* GIVEN TASK: The records below are to be copied word for word, with every picture left out.

[Records contained in a dataset]
####

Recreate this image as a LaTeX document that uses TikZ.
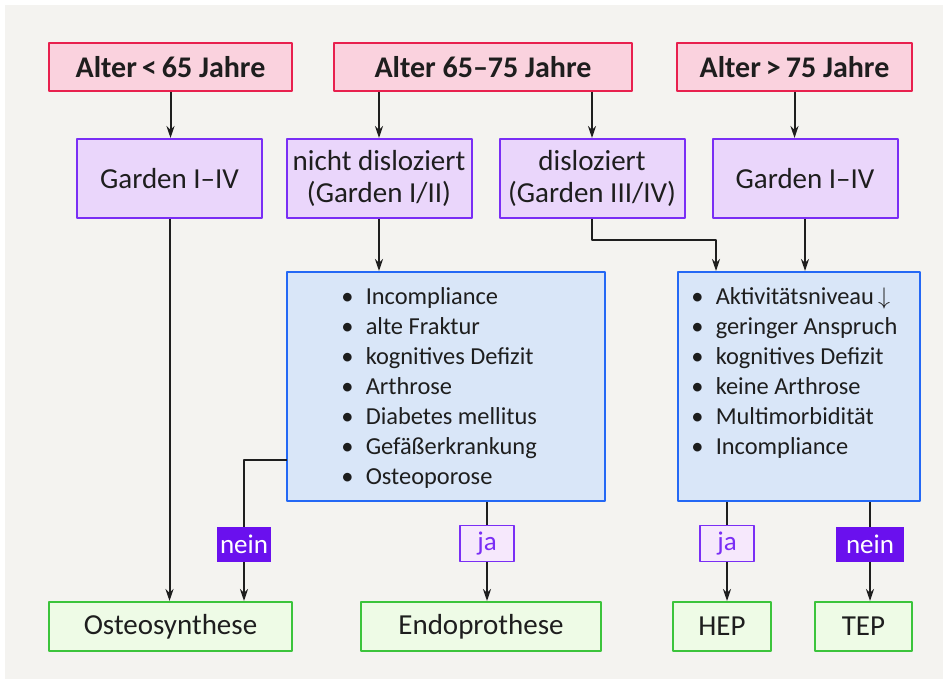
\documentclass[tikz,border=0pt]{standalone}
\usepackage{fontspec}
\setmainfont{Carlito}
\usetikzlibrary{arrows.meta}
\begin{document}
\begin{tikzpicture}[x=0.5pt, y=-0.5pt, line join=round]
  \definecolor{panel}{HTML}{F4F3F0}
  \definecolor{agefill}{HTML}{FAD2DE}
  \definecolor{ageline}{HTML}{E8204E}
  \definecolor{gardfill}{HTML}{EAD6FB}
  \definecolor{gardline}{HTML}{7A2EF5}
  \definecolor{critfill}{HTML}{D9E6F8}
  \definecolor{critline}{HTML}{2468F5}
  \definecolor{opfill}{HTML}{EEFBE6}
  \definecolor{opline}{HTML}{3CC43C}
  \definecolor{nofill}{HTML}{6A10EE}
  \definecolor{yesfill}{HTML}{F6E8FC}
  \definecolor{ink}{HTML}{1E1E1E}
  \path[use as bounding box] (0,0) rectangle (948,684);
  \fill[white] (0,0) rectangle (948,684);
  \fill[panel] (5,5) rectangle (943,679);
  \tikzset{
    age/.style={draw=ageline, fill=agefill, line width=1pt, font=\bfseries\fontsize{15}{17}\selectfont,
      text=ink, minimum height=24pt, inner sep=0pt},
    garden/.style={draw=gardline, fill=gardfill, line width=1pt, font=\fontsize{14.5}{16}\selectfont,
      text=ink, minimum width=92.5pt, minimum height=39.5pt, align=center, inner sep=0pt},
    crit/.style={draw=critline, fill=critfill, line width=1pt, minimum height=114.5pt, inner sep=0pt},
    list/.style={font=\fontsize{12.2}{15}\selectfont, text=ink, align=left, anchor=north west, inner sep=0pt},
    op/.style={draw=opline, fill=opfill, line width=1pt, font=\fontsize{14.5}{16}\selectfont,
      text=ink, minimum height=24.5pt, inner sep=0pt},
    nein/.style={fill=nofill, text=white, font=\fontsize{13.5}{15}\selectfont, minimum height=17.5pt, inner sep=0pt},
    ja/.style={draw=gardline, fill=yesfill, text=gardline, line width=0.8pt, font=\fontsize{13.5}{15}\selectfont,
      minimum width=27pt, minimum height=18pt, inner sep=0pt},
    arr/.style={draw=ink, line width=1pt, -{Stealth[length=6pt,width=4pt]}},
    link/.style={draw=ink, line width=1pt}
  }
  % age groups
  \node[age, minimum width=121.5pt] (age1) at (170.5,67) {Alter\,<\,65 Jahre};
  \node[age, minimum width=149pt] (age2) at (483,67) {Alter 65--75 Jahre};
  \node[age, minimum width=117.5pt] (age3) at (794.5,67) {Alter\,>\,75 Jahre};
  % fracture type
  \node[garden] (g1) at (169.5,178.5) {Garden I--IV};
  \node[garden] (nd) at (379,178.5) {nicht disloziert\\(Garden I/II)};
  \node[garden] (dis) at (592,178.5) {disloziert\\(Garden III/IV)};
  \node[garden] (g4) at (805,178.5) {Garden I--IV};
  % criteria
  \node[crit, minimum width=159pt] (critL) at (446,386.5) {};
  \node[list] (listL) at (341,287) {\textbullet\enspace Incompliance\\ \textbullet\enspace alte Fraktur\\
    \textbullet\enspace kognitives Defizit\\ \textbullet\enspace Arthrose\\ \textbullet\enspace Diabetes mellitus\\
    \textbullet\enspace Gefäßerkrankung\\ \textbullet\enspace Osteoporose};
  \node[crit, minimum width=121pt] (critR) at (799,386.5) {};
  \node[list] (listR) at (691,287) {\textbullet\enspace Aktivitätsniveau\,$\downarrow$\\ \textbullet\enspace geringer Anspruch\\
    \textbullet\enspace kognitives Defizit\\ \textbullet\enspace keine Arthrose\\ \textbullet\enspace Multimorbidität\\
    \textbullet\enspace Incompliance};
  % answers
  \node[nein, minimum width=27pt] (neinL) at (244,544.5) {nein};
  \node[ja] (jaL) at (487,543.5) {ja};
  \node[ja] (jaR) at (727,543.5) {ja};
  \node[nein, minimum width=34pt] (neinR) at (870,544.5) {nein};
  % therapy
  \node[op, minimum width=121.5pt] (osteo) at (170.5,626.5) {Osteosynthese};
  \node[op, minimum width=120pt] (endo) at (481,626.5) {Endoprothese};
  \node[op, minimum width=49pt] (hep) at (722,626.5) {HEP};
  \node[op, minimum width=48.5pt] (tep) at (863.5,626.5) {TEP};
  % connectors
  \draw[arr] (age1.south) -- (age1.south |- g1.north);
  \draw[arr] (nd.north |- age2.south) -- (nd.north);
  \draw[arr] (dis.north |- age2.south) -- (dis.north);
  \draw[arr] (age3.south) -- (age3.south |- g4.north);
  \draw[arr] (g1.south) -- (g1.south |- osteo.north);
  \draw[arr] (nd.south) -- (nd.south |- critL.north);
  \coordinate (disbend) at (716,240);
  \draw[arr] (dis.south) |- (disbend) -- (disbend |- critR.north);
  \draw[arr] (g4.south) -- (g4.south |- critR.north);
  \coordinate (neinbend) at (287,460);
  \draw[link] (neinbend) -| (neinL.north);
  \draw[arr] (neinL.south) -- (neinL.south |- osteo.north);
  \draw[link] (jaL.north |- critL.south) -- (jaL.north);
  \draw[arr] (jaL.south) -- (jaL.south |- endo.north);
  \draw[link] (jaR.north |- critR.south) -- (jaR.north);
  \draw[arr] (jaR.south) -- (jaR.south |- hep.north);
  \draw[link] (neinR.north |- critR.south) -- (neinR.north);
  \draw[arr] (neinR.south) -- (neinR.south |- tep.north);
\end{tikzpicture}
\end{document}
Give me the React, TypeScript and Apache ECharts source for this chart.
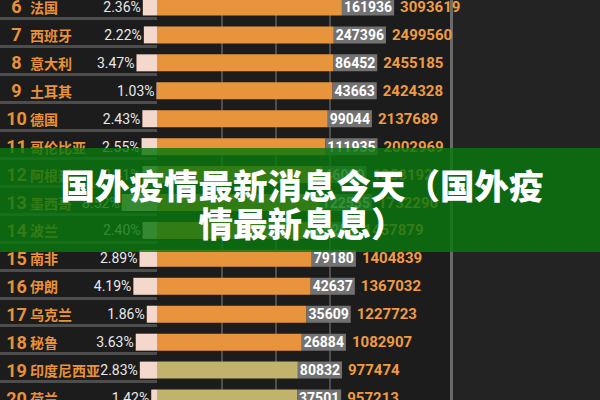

####

* TASK RESPONSE:
Recreate this image as a LaTeX document that uses TikZ.
\documentclass[tikz,border=0pt]{standalone}
\usepackage{fontspec}
\setmainfont{Carlito}
\usetikzlibrary{arrows.meta}
\begin{document}
\begin{tikzpicture}[x=0.5pt, y=-0.5pt, line join=round]
  \definecolor{panel}{HTML}{F4F3F0}
  \definecolor{agefill}{HTML}{FAD2DE}
  \definecolor{ageline}{HTML}{E8204E}
  \definecolor{gardfill}{HTML}{EAD6FB}
  \definecolor{gardline}{HTML}{7A2EF5}
  \definecolor{critfill}{HTML}{D9E6F8}
  \definecolor{critline}{HTML}{2468F5}
  \definecolor{opfill}{HTML}{EEFBE6}
  \definecolor{opline}{HTML}{3CC43C}
  \definecolor{nofill}{HTML}{6A10EE}
  \definecolor{yesfill}{HTML}{F6E8FC}
  \definecolor{ink}{HTML}{1E1E1E}
  \path[use as bounding box] (0,0) rectangle (948,684);
  \fill[white] (0,0) rectangle (948,684);
  \fill[panel] (5,5) rectangle (943,679);
  \tikzset{
    age/.style={draw=ageline, fill=agefill, line width=1pt, font=\bfseries\fontsize{15}{17}\selectfont,
      text=ink, minimum height=24pt, inner sep=0pt},
    garden/.style={draw=gardline, fill=gardfill, line width=1pt, font=\fontsize{14.5}{16}\selectfont,
      text=ink, minimum width=92.5pt, minimum height=39.5pt, align=center, inner sep=0pt},
    crit/.style={draw=critline, fill=critfill, line width=1pt, minimum height=114.5pt, inner sep=0pt},
    list/.style={font=\fontsize{12.2}{15}\selectfont, text=ink, align=left, anchor=north west, inner sep=0pt},
    op/.style={draw=opline, fill=opfill, line width=1pt, font=\fontsize{14.5}{16}\selectfont,
      text=ink, minimum height=24.5pt, inner sep=0pt},
    nein/.style={fill=nofill, text=white, font=\fontsize{13.5}{15}\selectfont, minimum height=17.5pt, inner sep=0pt},
    ja/.style={draw=gardline, fill=yesfill, text=gardline, line width=0.8pt, font=\fontsize{13.5}{15}\selectfont,
      minimum width=27pt, minimum height=18pt, inner sep=0pt},
    arr/.style={draw=ink, line width=1pt, -{Stealth[length=6pt,width=4pt]}},
    link/.style={draw=ink, line width=1pt}
  }
  % age groups
  \node[age, minimum width=121.5pt] (age1) at (170.5,67) {Alter\,<\,65 Jahre};
  \node[age, minimum width=149pt] (age2) at (483,67) {Alter 65--75 Jahre};
  \node[age, minimum width=117.5pt] (age3) at (794.5,67) {Alter\,>\,75 Jahre};
  % fracture type
  \node[garden] (g1) at (169.5,178.5) {Garden I--IV};
  \node[garden] (nd) at (379,178.5) {nicht disloziert\\(Garden I/II)};
  \node[garden] (dis) at (592,178.5) {disloziert\\(Garden III/IV)};
  \node[garden] (g4) at (805,178.5) {Garden I--IV};
  % criteria
  \node[crit, minimum width=159pt] (critL) at (446,386.5) {};
  \node[list] (listL) at (341,287) {\textbullet\enspace Incompliance\\ \textbullet\enspace alte Fraktur\\
    \textbullet\enspace kognitives Defizit\\ \textbullet\enspace Arthrose\\ \textbullet\enspace Diabetes mellitus\\
    \textbullet\enspace Gefäßerkrankung\\ \textbullet\enspace Osteoporose};
  \node[crit, minimum width=121pt] (critR) at (799,386.5) {};
  \node[list] (listR) at (691,287) {\textbullet\enspace Aktivitätsniveau\,$\downarrow$\\ \textbullet\enspace geringer Anspruch\\
    \textbullet\enspace kognitives Defizit\\ \textbullet\enspace keine Arthrose\\ \textbullet\enspace Multimorbidität\\
    \textbullet\enspace Incompliance};
  % answers
  \node[nein, minimum width=27pt] (neinL) at (244,544.5) {nein};
  \node[ja] (jaL) at (487,543.5) {ja};
  \node[ja] (jaR) at (727,543.5) {ja};
  \node[nein, minimum width=34pt] (neinR) at (870,544.5) {nein};
  % therapy
  \node[op, minimum width=121.5pt] (osteo) at (170.5,626.5) {Osteosynthese};
  \node[op, minimum width=120pt] (endo) at (481,626.5) {Endoprothese};
  \node[op, minimum width=49pt] (hep) at (722,626.5) {HEP};
  \node[op, minimum width=48.5pt] (tep) at (863.5,626.5) {TEP};
  % connectors
  \draw[arr] (age1.south) -- (age1.south |- g1.north);
  \draw[arr] (nd.north |- age2.south) -- (nd.north);
  \draw[arr] (dis.north |- age2.south) -- (dis.north);
  \draw[arr] (age3.south) -- (age3.south |- g4.north);
  \draw[arr] (g1.south) -- (g1.south |- osteo.north);
  \draw[arr] (nd.south) -- (nd.south |- critL.north);
  \coordinate (disbend) at (716,240);
  \draw[arr] (dis.south) |- (disbend) -- (disbend |- critR.north);
  \draw[arr] (g4.south) -- (g4.south |- critR.north);
  \coordinate (neinbend) at (287,460);
  \draw[link] (neinbend) -| (neinL.north);
  \draw[arr] (neinL.south) -- (neinL.south |- osteo.north);
  \draw[link] (jaL.north |- critL.south) -- (jaL.north);
  \draw[arr] (jaL.south) -- (jaL.south |- endo.north);
  \draw[link] (jaR.north |- critR.south) -- (jaR.north);
  \draw[arr] (jaR.south) -- (jaR.south |- hep.north);
  \draw[link] (neinR.north |- critR.south) -- (neinR.north);
  \draw[arr] (neinR.south) -- (neinR.south |- tep.north);
\end{tikzpicture}
\end{document}
Give me the React, TypeScript and Apache ECharts source for this chart.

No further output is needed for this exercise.